▸ **Request**:
For the copy, please give all of the data again exactly and leave the pictures out.

▸ **Stored data**:
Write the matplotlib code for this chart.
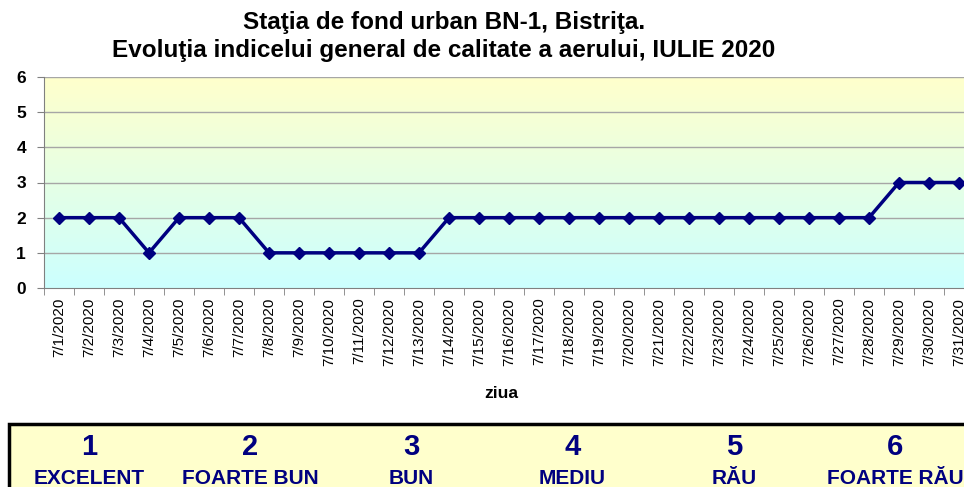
import matplotlib.pyplot as plt
import numpy as np
from matplotlib.colors import LinearSegmentedColormap
from matplotlib.patches import Rectangle

plt.rcParams["font.family"] = ["Liberation Sans", "DejaVu Sans"]

W, H = 964, 487

days = [f"7/{d}/2020" for d in range(1, 32)]
index_values = [2, 2, 2, 1, 2, 2, 2, 1, 1, 1, 1, 1, 1,
                2, 2, 2, 2, 2, 2, 2, 2, 2, 2, 2, 2, 2, 2, 2,
                3, 3, 3]
scale_numbers = ["1", "2", "3", "4", "5", "6"]
scale_labels = ["EXCELENT", "FOARTE BUN", "BUN", "MEDIU", "RĂU", "FOARTE RĂU"]

NAVY = "#000080"

fig = plt.figure(figsize=(W / 100, H / 100), dpi=100)

# plot area (in pixels, converted to figure fractions); right side runs past the image
left, top, bottom, right = 44, 77, 288, 974
ax = fig.add_axes([left / W, 1 - bottom / H, (right - left) / W, (bottom - top) / H])

x = np.arange(len(days))
ax.set_xlim(-0.5, len(days) - 0.5)
ax.set_ylim(0, 6)

grad = LinearSegmentedColormap.from_list("bg", ["#CCFFFF", "#FFFFCC"])
ax.imshow(np.linspace(0, 1, 256).reshape(-1, 1), cmap=grad, aspect="auto",
          extent=(-0.5, len(days) - 0.5, 0, 6), origin="lower", zorder=0)

for yv in range(1, 7):
    ax.axhline(yv, color="#A6A6A6", lw=1.0, zorder=1)

ax.plot(x, index_values, color=NAVY, lw=2.5, marker="D", markersize=6,
        zorder=3, clip_on=False)

ax.set_xticks(x)
ax.set_xticklabels(days, rotation=90, fontsize=11)
ax.tick_params(axis="x", length=0, pad=7)
ax.set_xticks(np.arange(-0.5, len(days)), minor=True)
ax.tick_params(axis="x", which="minor", length=5, color="#808080")
ax.set_yticks(range(0, 7))
ax.set_yticklabels([str(v) for v in range(0, 7)], fontsize=12.5, fontweight="bold")
ax.tick_params(axis="y", length=5, color="#808080", pad=8)

for side in ["top", "right"]:
    ax.spines[side].set_visible(False)
for side in ["left", "bottom"]:
    ax.spines[side].set_color("#808080")

fig.text(444 / W, 1 - 22 / H, "Staţia de fond urban BN-1, Bistriţa.",
         ha="center", va="center", fontsize=17.5, fontweight="bold")
fig.text(444 / W, 1 - 50 / H, "Evoluţia indicelui general de calitate a aerului, IULIE 2020",
         ha="center", va="center", fontsize=17.5, fontweight="bold")
fig.text(501 / W, 1 - 393 / H, "ziua", ha="center", va="center",
         fontsize=12.5, fontweight="bold")

# legend box with the index scale
fig.patches.append(Rectangle((9 / W, -0.1), 1.1, 0.1 + (H - 424) / H,
                             transform=fig.transFigure, facecolor="#FFFFCC",
                             edgecolor="black", lw=2.5, zorder=5))
for i, (num, lab) in enumerate(zip(scale_numbers, scale_labels)):
    cx = (89 + i * 161.2) / W
    fig.text(cx, 1 - 447 / H, num, ha="center", va="center", fontsize=21,
             fontweight="bold", color=NAVY, zorder=6)
    fig.text(cx, 1 - 478 / H, lab, ha="center", va="center", fontsize=15,
             fontweight="bold", color=NAVY, zorder=6)

fig.savefig("out.png", dpi=100)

▸ **Answer to this problem**:
Write the matplotlib code for this chart.
import matplotlib.pyplot as plt
import numpy as np
from matplotlib.colors import LinearSegmentedColormap
from matplotlib.patches import Rectangle

plt.rcParams["font.family"] = ["Liberation Sans", "DejaVu Sans"]

W, H = 964, 487

days = [f"7/{d}/2020" for d in range(1, 32)]
index_values = [2, 2, 2, 1, 2, 2, 2, 1, 1, 1, 1, 1, 1,
                2, 2, 2, 2, 2, 2, 2, 2, 2, 2, 2, 2, 2, 2, 2,
                3, 3, 3]
scale_numbers = ["1", "2", "3", "4", "5", "6"]
scale_labels = ["EXCELENT", "FOARTE BUN", "BUN", "MEDIU", "RĂU", "FOARTE RĂU"]

NAVY = "#000080"

fig = plt.figure(figsize=(W / 100, H / 100), dpi=100)

# plot area (in pixels, converted to figure fractions); right side runs past the image
left, top, bottom, right = 44, 77, 288, 974
ax = fig.add_axes([left / W, 1 - bottom / H, (right - left) / W, (bottom - top) / H])

x = np.arange(len(days))
ax.set_xlim(-0.5, len(days) - 0.5)
ax.set_ylim(0, 6)

grad = LinearSegmentedColormap.from_list("bg", ["#CCFFFF", "#FFFFCC"])
ax.imshow(np.linspace(0, 1, 256).reshape(-1, 1), cmap=grad, aspect="auto",
          extent=(-0.5, len(days) - 0.5, 0, 6), origin="lower", zorder=0)

for yv in range(1, 7):
    ax.axhline(yv, color="#A6A6A6", lw=1.0, zorder=1)

ax.plot(x, index_values, color=NAVY, lw=2.5, marker="D", markersize=6,
        zorder=3, clip_on=False)

ax.set_xticks(x)
ax.set_xticklabels(days, rotation=90, fontsize=11)
ax.tick_params(axis="x", length=0, pad=7)
ax.set_xticks(np.arange(-0.5, len(days)), minor=True)
ax.tick_params(axis="x", which="minor", length=5, color="#808080")
ax.set_yticks(range(0, 7))
ax.set_yticklabels([str(v) for v in range(0, 7)], fontsize=12.5, fontweight="bold")
ax.tick_params(axis="y", length=5, color="#808080", pad=8)

for side in ["top", "right"]:
    ax.spines[side].set_visible(False)
for side in ["left", "bottom"]:
    ax.spines[side].set_color("#808080")

fig.text(444 / W, 1 - 22 / H, "Staţia de fond urban BN-1, Bistriţa.",
         ha="center", va="center", fontsize=17.5, fontweight="bold")
fig.text(444 / W, 1 - 50 / H, "Evoluţia indicelui general de calitate a aerului, IULIE 2020",
         ha="center", va="center", fontsize=17.5, fontweight="bold")
fig.text(501 / W, 1 - 393 / H, "ziua", ha="center", va="center",
         fontsize=12.5, fontweight="bold")

# legend box with the index scale
fig.patches.append(Rectangle((9 / W, -0.1), 1.1, 0.1 + (H - 424) / H,
                             transform=fig.transFigure, facecolor="#FFFFCC",
                             edgecolor="black", lw=2.5, zorder=5))
for i, (num, lab) in enumerate(zip(scale_numbers, scale_labels)):
    cx = (89 + i * 161.2) / W
    fig.text(cx, 1 - 447 / H, num, ha="center", va="center", fontsize=21,
             fontweight="bold", color=NAVY, zorder=6)
    fig.text(cx, 1 - 478 / H, lab, ha="center", va="center", fontsize=15,
             fontweight="bold", color=NAVY, zorder=6)

fig.savefig("out.png", dpi=100)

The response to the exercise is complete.